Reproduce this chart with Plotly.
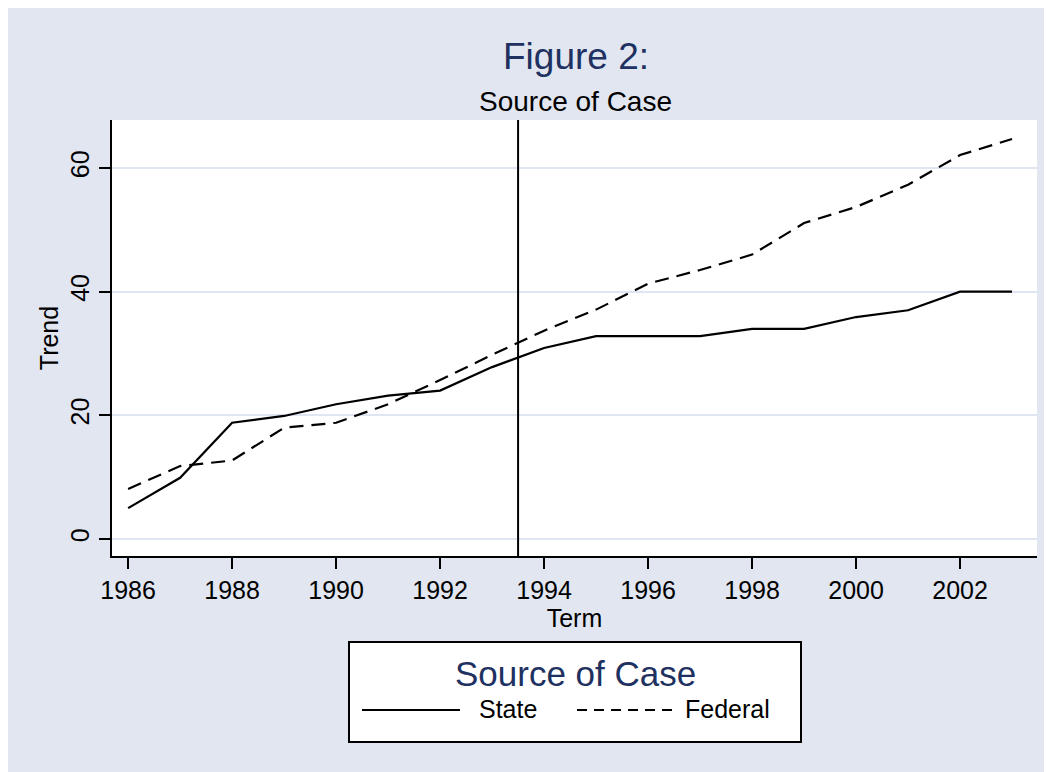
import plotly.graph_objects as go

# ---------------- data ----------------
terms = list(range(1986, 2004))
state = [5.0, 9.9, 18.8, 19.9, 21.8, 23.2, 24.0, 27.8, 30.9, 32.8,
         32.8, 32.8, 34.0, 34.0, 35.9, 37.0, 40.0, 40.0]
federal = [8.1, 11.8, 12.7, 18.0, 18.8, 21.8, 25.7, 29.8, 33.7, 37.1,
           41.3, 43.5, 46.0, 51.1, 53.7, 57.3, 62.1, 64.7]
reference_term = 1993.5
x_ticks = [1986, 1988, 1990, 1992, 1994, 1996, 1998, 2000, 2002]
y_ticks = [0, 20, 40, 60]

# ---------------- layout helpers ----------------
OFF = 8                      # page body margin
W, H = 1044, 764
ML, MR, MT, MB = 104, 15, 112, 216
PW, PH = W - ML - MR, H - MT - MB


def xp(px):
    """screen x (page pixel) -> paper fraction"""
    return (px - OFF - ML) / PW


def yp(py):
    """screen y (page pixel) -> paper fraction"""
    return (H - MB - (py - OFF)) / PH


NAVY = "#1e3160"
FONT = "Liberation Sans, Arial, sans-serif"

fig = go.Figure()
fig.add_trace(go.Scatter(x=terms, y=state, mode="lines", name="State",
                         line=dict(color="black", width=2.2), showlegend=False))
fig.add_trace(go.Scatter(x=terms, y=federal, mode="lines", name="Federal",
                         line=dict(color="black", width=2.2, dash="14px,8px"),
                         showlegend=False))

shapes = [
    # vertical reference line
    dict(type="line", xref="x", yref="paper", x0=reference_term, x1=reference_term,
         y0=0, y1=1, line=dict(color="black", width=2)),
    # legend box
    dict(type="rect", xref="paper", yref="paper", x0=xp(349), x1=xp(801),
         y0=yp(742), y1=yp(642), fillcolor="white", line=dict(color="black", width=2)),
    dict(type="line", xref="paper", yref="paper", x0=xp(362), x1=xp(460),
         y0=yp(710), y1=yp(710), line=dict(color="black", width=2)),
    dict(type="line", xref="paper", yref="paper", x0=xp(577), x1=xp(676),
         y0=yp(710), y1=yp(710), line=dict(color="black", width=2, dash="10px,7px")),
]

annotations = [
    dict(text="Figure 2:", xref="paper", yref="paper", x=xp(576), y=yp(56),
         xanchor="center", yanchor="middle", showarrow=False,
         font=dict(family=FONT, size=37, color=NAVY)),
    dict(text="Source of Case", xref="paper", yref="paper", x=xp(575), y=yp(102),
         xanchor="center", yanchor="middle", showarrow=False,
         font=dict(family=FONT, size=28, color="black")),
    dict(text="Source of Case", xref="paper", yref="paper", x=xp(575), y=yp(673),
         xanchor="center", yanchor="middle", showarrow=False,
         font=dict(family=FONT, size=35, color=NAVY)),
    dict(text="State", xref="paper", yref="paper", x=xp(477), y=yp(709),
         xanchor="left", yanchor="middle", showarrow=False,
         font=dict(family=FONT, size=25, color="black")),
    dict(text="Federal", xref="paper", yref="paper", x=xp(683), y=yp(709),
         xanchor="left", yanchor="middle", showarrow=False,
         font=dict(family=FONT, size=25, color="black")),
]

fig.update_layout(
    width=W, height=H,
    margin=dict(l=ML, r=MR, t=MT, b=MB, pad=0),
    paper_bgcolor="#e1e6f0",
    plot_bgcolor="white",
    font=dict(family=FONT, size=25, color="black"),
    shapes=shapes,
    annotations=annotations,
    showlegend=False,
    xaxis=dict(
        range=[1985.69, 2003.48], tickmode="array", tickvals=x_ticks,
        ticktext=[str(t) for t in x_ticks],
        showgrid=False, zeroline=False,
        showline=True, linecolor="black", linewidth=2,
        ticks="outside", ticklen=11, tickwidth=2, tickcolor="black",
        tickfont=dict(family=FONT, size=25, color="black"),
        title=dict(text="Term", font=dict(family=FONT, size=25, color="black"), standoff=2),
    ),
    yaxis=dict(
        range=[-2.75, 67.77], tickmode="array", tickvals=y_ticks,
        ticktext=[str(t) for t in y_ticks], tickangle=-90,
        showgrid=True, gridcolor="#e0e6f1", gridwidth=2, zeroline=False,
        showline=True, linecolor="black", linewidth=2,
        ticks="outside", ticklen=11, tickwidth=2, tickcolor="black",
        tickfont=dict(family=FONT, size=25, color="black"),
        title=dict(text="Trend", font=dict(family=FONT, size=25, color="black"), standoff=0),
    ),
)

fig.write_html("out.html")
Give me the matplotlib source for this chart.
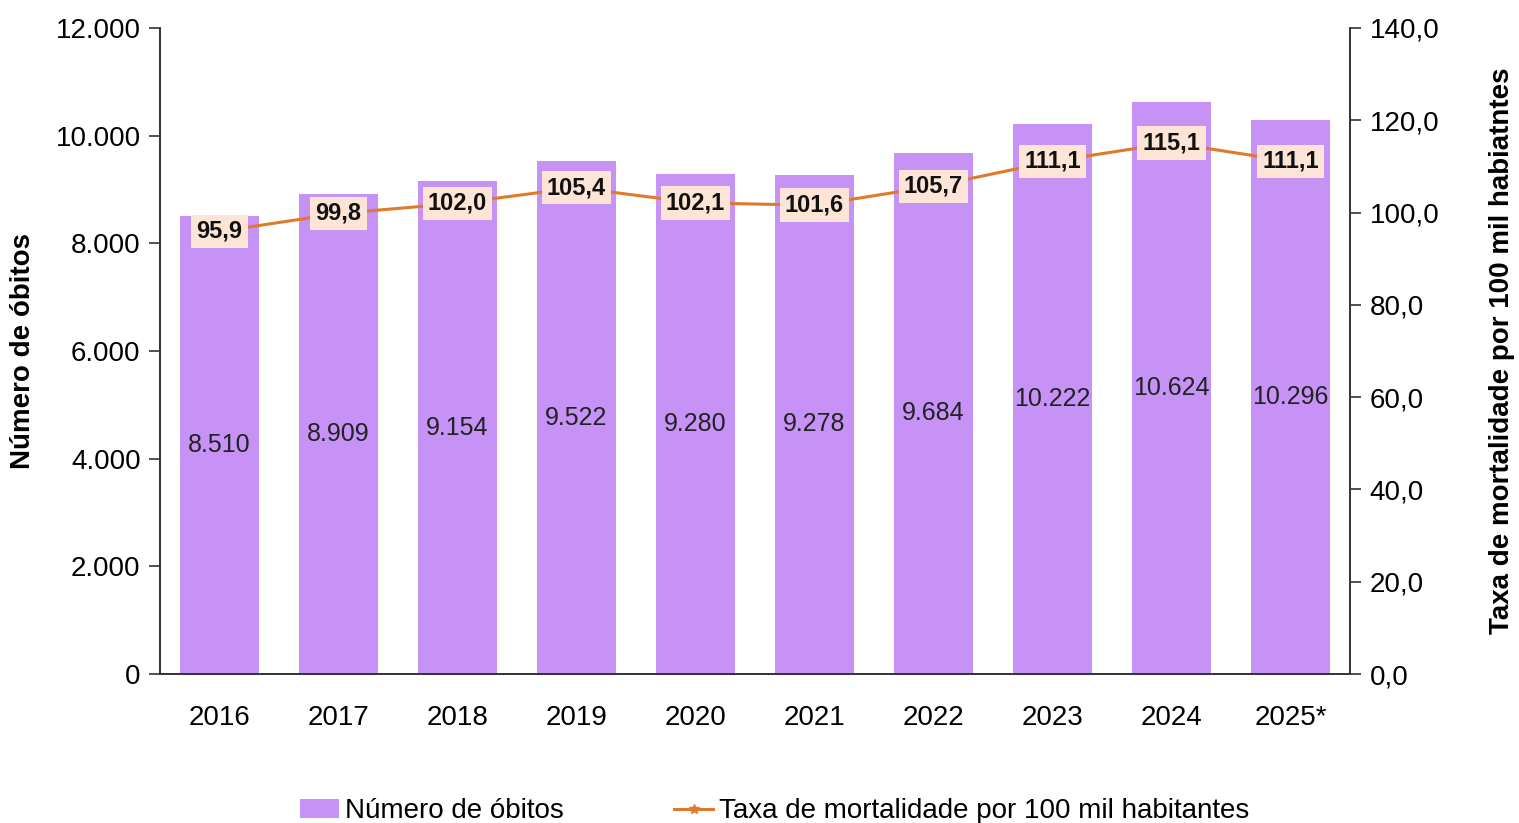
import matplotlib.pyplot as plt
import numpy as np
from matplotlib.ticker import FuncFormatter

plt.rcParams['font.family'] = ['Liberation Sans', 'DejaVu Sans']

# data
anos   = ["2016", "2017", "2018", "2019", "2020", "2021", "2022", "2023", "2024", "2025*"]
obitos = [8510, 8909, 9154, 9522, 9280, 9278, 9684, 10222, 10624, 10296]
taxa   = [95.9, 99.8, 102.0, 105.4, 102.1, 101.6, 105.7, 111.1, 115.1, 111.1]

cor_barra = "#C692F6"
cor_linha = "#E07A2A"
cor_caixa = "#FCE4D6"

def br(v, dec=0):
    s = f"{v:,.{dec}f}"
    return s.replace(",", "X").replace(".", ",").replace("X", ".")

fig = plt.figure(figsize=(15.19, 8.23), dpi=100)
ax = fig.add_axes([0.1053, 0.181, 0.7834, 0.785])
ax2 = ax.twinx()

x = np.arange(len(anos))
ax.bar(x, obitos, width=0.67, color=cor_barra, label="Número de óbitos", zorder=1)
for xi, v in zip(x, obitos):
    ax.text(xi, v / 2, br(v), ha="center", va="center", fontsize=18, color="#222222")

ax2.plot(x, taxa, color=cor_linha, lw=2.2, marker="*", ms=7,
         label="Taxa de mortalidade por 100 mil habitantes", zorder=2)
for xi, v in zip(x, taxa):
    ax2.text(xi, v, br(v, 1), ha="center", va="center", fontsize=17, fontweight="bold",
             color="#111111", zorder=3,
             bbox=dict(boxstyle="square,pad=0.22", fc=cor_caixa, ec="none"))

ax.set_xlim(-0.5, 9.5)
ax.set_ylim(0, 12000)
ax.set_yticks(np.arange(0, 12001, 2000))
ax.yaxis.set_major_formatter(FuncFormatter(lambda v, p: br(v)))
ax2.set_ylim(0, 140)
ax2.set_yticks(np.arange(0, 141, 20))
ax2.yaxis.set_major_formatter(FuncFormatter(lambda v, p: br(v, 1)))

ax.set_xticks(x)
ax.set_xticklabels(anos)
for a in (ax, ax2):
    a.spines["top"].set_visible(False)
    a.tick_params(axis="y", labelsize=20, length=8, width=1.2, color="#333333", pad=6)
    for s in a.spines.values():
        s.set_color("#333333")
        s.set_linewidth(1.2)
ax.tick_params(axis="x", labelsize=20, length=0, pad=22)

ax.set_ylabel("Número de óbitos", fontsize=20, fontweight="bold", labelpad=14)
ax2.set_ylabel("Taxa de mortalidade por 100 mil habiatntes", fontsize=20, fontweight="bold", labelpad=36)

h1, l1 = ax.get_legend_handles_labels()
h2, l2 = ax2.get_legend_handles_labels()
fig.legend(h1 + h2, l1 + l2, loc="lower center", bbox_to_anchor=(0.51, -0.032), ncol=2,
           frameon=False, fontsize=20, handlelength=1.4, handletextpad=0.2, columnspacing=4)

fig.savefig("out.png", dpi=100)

**Problem to work on**:
All entries are to be retyped exactly. Omit any embedded images.

**Written answer**:
Reproduce this chart with Plotly.
import plotly.graph_objects as go

# ---------------- data ----------------
terms = list(range(1986, 2004))
state = [5.0, 9.9, 18.8, 19.9, 21.8, 23.2, 24.0, 27.8, 30.9, 32.8,
         32.8, 32.8, 34.0, 34.0, 35.9, 37.0, 40.0, 40.0]
federal = [8.1, 11.8, 12.7, 18.0, 18.8, 21.8, 25.7, 29.8, 33.7, 37.1,
           41.3, 43.5, 46.0, 51.1, 53.7, 57.3, 62.1, 64.7]
reference_term = 1993.5
x_ticks = [1986, 1988, 1990, 1992, 1994, 1996, 1998, 2000, 2002]
y_ticks = [0, 20, 40, 60]

# ---------------- layout helpers ----------------
OFF = 8                      # page body margin
W, H = 1044, 764
ML, MR, MT, MB = 104, 15, 112, 216
PW, PH = W - ML - MR, H - MT - MB


def xp(px):
    """screen x (page pixel) -> paper fraction"""
    return (px - OFF - ML) / PW


def yp(py):
    """screen y (page pixel) -> paper fraction"""
    return (H - MB - (py - OFF)) / PH


NAVY = "#1e3160"
FONT = "Liberation Sans, Arial, sans-serif"

fig = go.Figure()
fig.add_trace(go.Scatter(x=terms, y=state, mode="lines", name="State",
                         line=dict(color="black", width=2.2), showlegend=False))
fig.add_trace(go.Scatter(x=terms, y=federal, mode="lines", name="Federal",
                         line=dict(color="black", width=2.2, dash="14px,8px"),
                         showlegend=False))

shapes = [
    # vertical reference line
    dict(type="line", xref="x", yref="paper", x0=reference_term, x1=reference_term,
         y0=0, y1=1, line=dict(color="black", width=2)),
    # legend box
    dict(type="rect", xref="paper", yref="paper", x0=xp(349), x1=xp(801),
         y0=yp(742), y1=yp(642), fillcolor="white", line=dict(color="black", width=2)),
    dict(type="line", xref="paper", yref="paper", x0=xp(362), x1=xp(460),
         y0=yp(710), y1=yp(710), line=dict(color="black", width=2)),
    dict(type="line", xref="paper", yref="paper", x0=xp(577), x1=xp(676),
         y0=yp(710), y1=yp(710), line=dict(color="black", width=2, dash="10px,7px")),
]

annotations = [
    dict(text="Figure 2:", xref="paper", yref="paper", x=xp(576), y=yp(56),
         xanchor="center", yanchor="middle", showarrow=False,
         font=dict(family=FONT, size=37, color=NAVY)),
    dict(text="Source of Case", xref="paper", yref="paper", x=xp(575), y=yp(102),
         xanchor="center", yanchor="middle", showarrow=False,
         font=dict(family=FONT, size=28, color="black")),
    dict(text="Source of Case", xref="paper", yref="paper", x=xp(575), y=yp(673),
         xanchor="center", yanchor="middle", showarrow=False,
         font=dict(family=FONT, size=35, color=NAVY)),
    dict(text="State", xref="paper", yref="paper", x=xp(477), y=yp(709),
         xanchor="left", yanchor="middle", showarrow=False,
         font=dict(family=FONT, size=25, color="black")),
    dict(text="Federal", xref="paper", yref="paper", x=xp(683), y=yp(709),
         xanchor="left", yanchor="middle", showarrow=False,
         font=dict(family=FONT, size=25, color="black")),
]

fig.update_layout(
    width=W, height=H,
    margin=dict(l=ML, r=MR, t=MT, b=MB, pad=0),
    paper_bgcolor="#e1e6f0",
    plot_bgcolor="white",
    font=dict(family=FONT, size=25, color="black"),
    shapes=shapes,
    annotations=annotations,
    showlegend=False,
    xaxis=dict(
        range=[1985.69, 2003.48], tickmode="array", tickvals=x_ticks,
        ticktext=[str(t) for t in x_ticks],
        showgrid=False, zeroline=False,
        showline=True, linecolor="black", linewidth=2,
        ticks="outside", ticklen=11, tickwidth=2, tickcolor="black",
        tickfont=dict(family=FONT, size=25, color="black"),
        title=dict(text="Term", font=dict(family=FONT, size=25, color="black"), standoff=2),
    ),
    yaxis=dict(
        range=[-2.75, 67.77], tickmode="array", tickvals=y_ticks,
        ticktext=[str(t) for t in y_ticks], tickangle=-90,
        showgrid=True, gridcolor="#e0e6f1", gridwidth=2, zeroline=False,
        showline=True, linecolor="black", linewidth=2,
        ticks="outside", ticklen=11, tickwidth=2, tickcolor="black",
        tickfont=dict(family=FONT, size=25, color="black"),
        title=dict(text="Trend", font=dict(family=FONT, size=25, color="black"), standoff=0),
    ),
)

fig.write_html("out.html")
Give me the matplotlib source for this chart.
import matplotlib.pyplot as plt
import numpy as np
from matplotlib.ticker import FuncFormatter

plt.rcParams['font.family'] = ['Liberation Sans', 'DejaVu Sans']

# data
anos   = ["2016", "2017", "2018", "2019", "2020", "2021", "2022", "2023", "2024", "2025*"]
obitos = [8510, 8909, 9154, 9522, 9280, 9278, 9684, 10222, 10624, 10296]
taxa   = [95.9, 99.8, 102.0, 105.4, 102.1, 101.6, 105.7, 111.1, 115.1, 111.1]

cor_barra = "#C692F6"
cor_linha = "#E07A2A"
cor_caixa = "#FCE4D6"

def br(v, dec=0):
    s = f"{v:,.{dec}f}"
    return s.replace(",", "X").replace(".", ",").replace("X", ".")

fig = plt.figure(figsize=(15.19, 8.23), dpi=100)
ax = fig.add_axes([0.1053, 0.181, 0.7834, 0.785])
ax2 = ax.twinx()

x = np.arange(len(anos))
ax.bar(x, obitos, width=0.67, color=cor_barra, label="Número de óbitos", zorder=1)
for xi, v in zip(x, obitos):
    ax.text(xi, v / 2, br(v), ha="center", va="center", fontsize=18, color="#222222")

ax2.plot(x, taxa, color=cor_linha, lw=2.2, marker="*", ms=7,
         label="Taxa de mortalidade por 100 mil habitantes", zorder=2)
for xi, v in zip(x, taxa):
    ax2.text(xi, v, br(v, 1), ha="center", va="center", fontsize=17, fontweight="bold",
             color="#111111", zorder=3,
             bbox=dict(boxstyle="square,pad=0.22", fc=cor_caixa, ec="none"))

ax.set_xlim(-0.5, 9.5)
ax.set_ylim(0, 12000)
ax.set_yticks(np.arange(0, 12001, 2000))
ax.yaxis.set_major_formatter(FuncFormatter(lambda v, p: br(v)))
ax2.set_ylim(0, 140)
ax2.set_yticks(np.arange(0, 141, 20))
ax2.yaxis.set_major_formatter(FuncFormatter(lambda v, p: br(v, 1)))

ax.set_xticks(x)
ax.set_xticklabels(anos)
for a in (ax, ax2):
    a.spines["top"].set_visible(False)
    a.tick_params(axis="y", labelsize=20, length=8, width=1.2, color="#333333", pad=6)
    for s in a.spines.values():
        s.set_color("#333333")
        s.set_linewidth(1.2)
ax.tick_params(axis="x", labelsize=20, length=0, pad=22)

ax.set_ylabel("Número de óbitos", fontsize=20, fontweight="bold", labelpad=14)
ax2.set_ylabel("Taxa de mortalidade por 100 mil habiatntes", fontsize=20, fontweight="bold", labelpad=36)

h1, l1 = ax.get_legend_handles_labels()
h2, l2 = ax2.get_legend_handles_labels()
fig.legend(h1 + h2, l1 + l2, loc="lower center", bbox_to_anchor=(0.51, -0.032), ncol=2,
           frameon=False, fontsize=20, handlelength=1.4, handletextpad=0.2, columnspacing=4)

fig.savefig("out.png", dpi=100)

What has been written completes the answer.